Direct numerical simulation (DNS) of a turbulent channel with temperature treated as a passive scalar at a moderate Reynolds number (Reτ=395) was performed to investigate the large scale motions (LSMs) responsible for scalar transport. Structures are elicited by using three dimensional maps of two-point correlations. Complete three-dimensional structure of cross-correlations between velocity and scalar fluctuations was evaluated for the first time. The results show that the organized motions which are responsible for transporting streamwise component of the turbulence kinetic energy, scalar variance, and streamwise heat flux are very similar only in the viscous sublayer.
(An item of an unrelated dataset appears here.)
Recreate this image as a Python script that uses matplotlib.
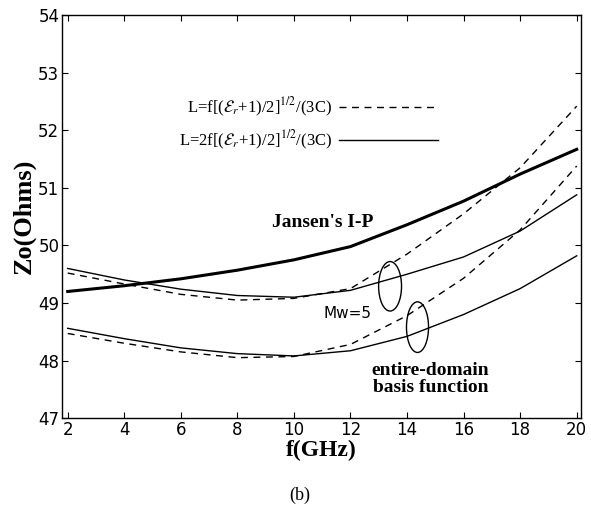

However, LSMs which transport streamwise component of the turbulence kinetic energy, scalar variance, and streamwise heat flux are clearly distinct to each other beyond the buffer region. In addition, comprehensive three-dimensional two-point correlation data implied that LSMs which are responsible for carrying most of the Reynolds stresses are not exactly the same as those that transport most of the scalar fluxes in both inner and outer regions of the turbulent boundary layer. Analysis of the length scales of correlations revealed that the growth of LSMs which influence both momentum and thermal transport is linear. Comparison of physical extents of LSMs which are responsible for transporting Reynolds stresses and wall-normal heat fluxes revealed that Reynolds analogy holds for scalar transport by the LSMs in the boundary layer.